The scene at Kesher Thursday night made clear that its members were trying extra hard to celebrate this year. Rabbi Barry Freundel, leader of the prominent Washington, D.C. Orthodox congregation, was released to his home on Wednesday and banned from visiting the synagogue or being in touch with his alleged victims.
Freundel is accused of installing a hidden camera in the synagogue’s mikveh and taping female congregants as they disrobed and dipped in the ritual bath.
Investigators have seized his computer, on which they say they found nude images of at least six women he peeped on.
The holiday service was lay-led, not unusual for Kesher, and though Rabbi Freundel was undoubtedly on the mind of many, they did not allow the news hamper their celebrations. One member explained that this is the source of the congregation’s strength. “We have to continue,” he explained. “We are obliged to go ahead with the holiday services.”

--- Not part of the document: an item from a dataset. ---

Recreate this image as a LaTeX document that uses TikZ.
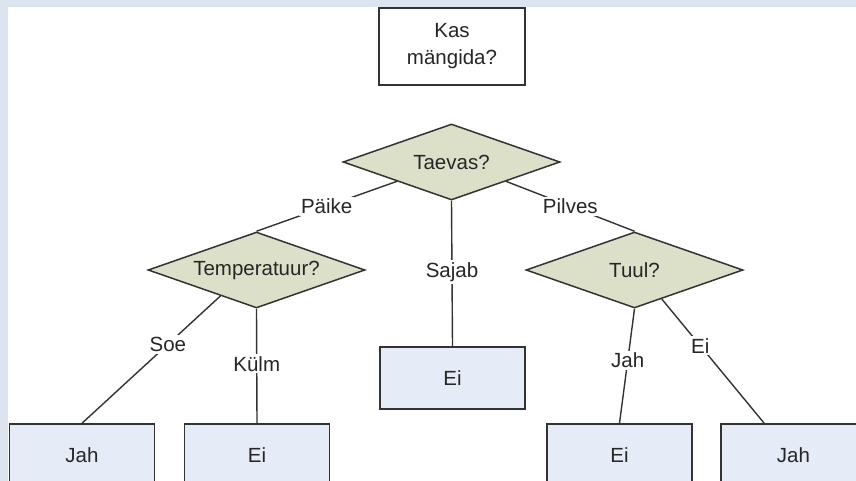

By Thursday, members of Kesher Israel had already had their chance to digest the events. It is a close-knit congregation with a few high-profile Washington players who walk to the Orthodox synagogue on Shabbat and holidays, and many younger congregants. A recurring theme in conversations was that, alongside the shock and disgust at Rabbi Freundel’s alleged actions, there was also some pride in the swift and uncompromising way the synagogue dealt with events, turning immediately to the authorities and cutting ties with the rabbi.
Several dozen congregants attended the holiday service in the small synagogue, with a dozen more women following from the upper level gallery. As the synagogue entered the ceremony of Hakafot, the traditional circular dance carrying Torah scrolls, the atmosphere grew excited. Led by young congregants who made up the bulk of the crowd, the synagogue burst into dancing, carrying the scrolls down the stairs and out to the dark residential street.
There, men and women in separate circles danced with the Torahs, singing with full throats while taking turns carrying the scrolls.
Sounds of the cheerful crowd celebrating Simchat Torah easily reached the next block, where, behind dark windows in one of the homes, Rabbi Freundel spent the evening.